Task: Extract the log code from the start of the file name.

Instructions:
- The code always appears at the start of the file name and continues until just before the year.
- If a code is found, return only the part before the year.
- If no valid code is found, return nothing.

Example: Signing Tool

Task: Extract the contract signing method information from contracts.

Instructions:
- The signing tool is usually mentioned in the page header, footer or near the signature block of the contract.
- If the signing tool is mentioned, return the name of the signing tool.
- If the signing tool is not mentioned, check for physical signatures.
- If physical signatures are mentioned, return "Physical signature".
- If neither are mentioned, return nothing.

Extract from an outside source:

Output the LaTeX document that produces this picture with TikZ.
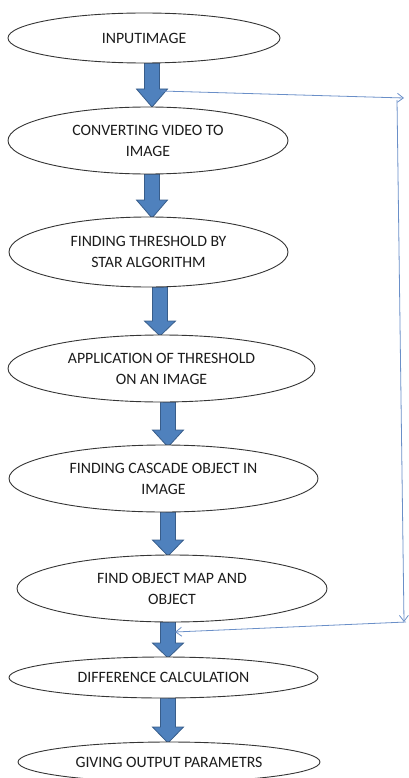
\documentclass[tikz,border=0pt]{standalone}
\usepackage{fontspec}
\setmainfont{Carlito}
\usetikzlibrary{shapes.geometric,arrows.meta}
\definecolor{blockfill}{HTML}{4F81BD}
\definecolor{blockline}{HTML}{385D8A}
\definecolor{fbline}{HTML}{6A8FC8}
\definecolor{ellline}{HTML}{353535}
\definecolor{txt}{HTML}{1C1C1C}
\begin{document}
\begin{tikzpicture}[x=1pt,y=-1pt,
  proc/.style={ellipse, draw=ellline, line width=0.9pt, fill=white, inner sep=0pt,
    align=center, text=txt, font=\fontsize{15.8}{21}\selectfont},
  blockarrow/.style={fill=blockfill, draw=blockline, line width=0.8pt, line join=miter},
  feedback/.style={draw=fbline, line width=0.8pt, -{Straight Barb[length=6pt,width=9pt]}}]
\useasboundingbox (0,0) rectangle (409,778);
% block arrows: center x, top, head start, tip
\foreach \cx/\top/\hs/\tip in {152/63/89/107, 152/174/200/218, 160/287/321/336, 168/402/430/447, 168/512/540/556, 168/622/643/658, 168/698/727/743}{
  \path[blockarrow] (\cx-7.5,\top) -- (\cx+7.5,\top) -- (\cx+7.5,\hs) -- (\cx+15.5,\hs)
    -- (\cx,\tip) -- (\cx-15.5,\hs) -- (\cx-7.5,\hs) -- cycle;
}
\node[proc, minimum width=272pt, minimum height=50pt] (n1) at (144,38) {INPUTIMAGE};
\node[proc, minimum width=280pt, minimum height=67pt] (n2) at (148,140.5) {CONVERTING VIDEO TO\\IMAGE};
\node[proc, minimum width=279pt, minimum height=70pt] (n3) at (148.5,252) {FINDING THRESHOLD BY\\STAR ALGORITHM};
\node[proc, minimum width=307pt, minimum height=67pt] (n4) at (161.5,368.5) {APPLICATION OF THRESHOLD\\ON AN IMAGE};
\node[proc, minimum width=309pt, minimum height=67pt] (n5) at (163.5,478.5) {FINDING CASCADE OBJECT IN\\IMAGE};
\node[proc, minimum width=310pt, minimum height=67pt] (n6) at (172,588.5) {FIND OBJECT MAP AND\\OBJECT};
\node[proc, minimum width=309pt, minimum height=41pt] (n7) at (163.5,677.5) {DIFFERENCE CALCULATION};
\node[proc, minimum width=302pt, minimum height=40pt] (n8) at (169,762) {GIVING OUTPUT PARAMETRS};
% feedback connectors
\coordinate (fa) at (161,91);
\coordinate (fb) at (404,98);
\coordinate (fc) at (397,100);
\coordinate (fd) at (404,622);
\coordinate (fe) at (406,622);
\coordinate (ff) at (175,632);
\draw[feedback] (fa) -- (fb);
\draw[feedback] (fc) -- (fd);
\draw[feedback] (fe) -- (ff);
\end{tikzpicture}
\end{document}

Description Best Practices

DoDon’t
Be specific about where data appearsUse vague instructions like “find the code”
Explain edge cases and fallbacksAssume the AI knows your conventions
Describe the expected formatLeave output format ambiguous
Include inline examples (see below)Rely solely on the contract-based examples

Providing Examples

Good examples are critical for training accurate extractors. There are two ways to provide examples:

Examples Step (Contract-Based)

The system automatically selects a few of your recent contracts for the Examples step. For each contract, provide the expected extraction result. These real-world examples help the system understand your specific contract formats. Tips for contract-based examples:
  • Review the auto-selected contracts and verify they’re representative
  • Be consistent with your output format across all examples
  • Double-check that your expected outputs are accurate

Examples in the Description

You can include simple input/output examples directly in your description text. This is especially useful for showing the expected format and handling of edge cases.
Task: Extract the contract reference code.

Instructions:
- The code appears at the start of the file name before the year.
- Return only the code portion.

Examples:
- "PARDO_2024_Recording_Agreement.pdf" → log_code: "PARDO"
- "ABC123_2023_License.pdf" → log_code: "ABC123"  
- "Contract_2024.pdf" → (no code found, return nothing)
Best practices for inline examples:
  • Include 2-4 examples covering common cases
  • Show at least one edge case (e.g., missing data, unusual format)
  • Use the exact output format you defined
  • Keep examples simple and representative

Managing Extractors

The top bar of the Manage Extractors dialog shows all your extractors as tabs, displaying each extractor’s name and status. From here you can:
  • Switch between extractors - Click any tab to view/edit that extractor
  • Create new extractors - Click the + button to add a new extractor
  • Delete extractors - Use the menu on any extractor tab to remove it

Extractor Statuses

StatusDescription
DraftExtractor is being configured (description, examples, testing)
ActiveExtractor is trained and ready to run

Using Extraction Results

Once extractors have run, you can use the results throughout the platform:
  • Contract details - View extraction results in the Extractors section of any contract
  • Custom views - Add extractor columns to your Drive views to see results at a glance across all contracts
  • Exports - Include extractor results in your data exports for reporting and analysis

Limits

  • Maximum 5 extractors per project
  • Testing takes approximately 15 minutes per extractor

Best Practices

Begin with a straightforward extraction task. Once you understand how the system works, tackle more complex extractions.
The more specific your description, the better the results. Include exact formats, locations in documents, and handling for edge cases.
If results aren’t accurate, refine your description rather than creating a new extractor. Small wording changes can significantly improve accuracy.
If data is in the filename, use “File title only” for faster, more accurate extraction. Use “File content only” when filenames aren’t relevant.
Your data is never used to train external AI models. All testing is performed using an internal system specific to your project.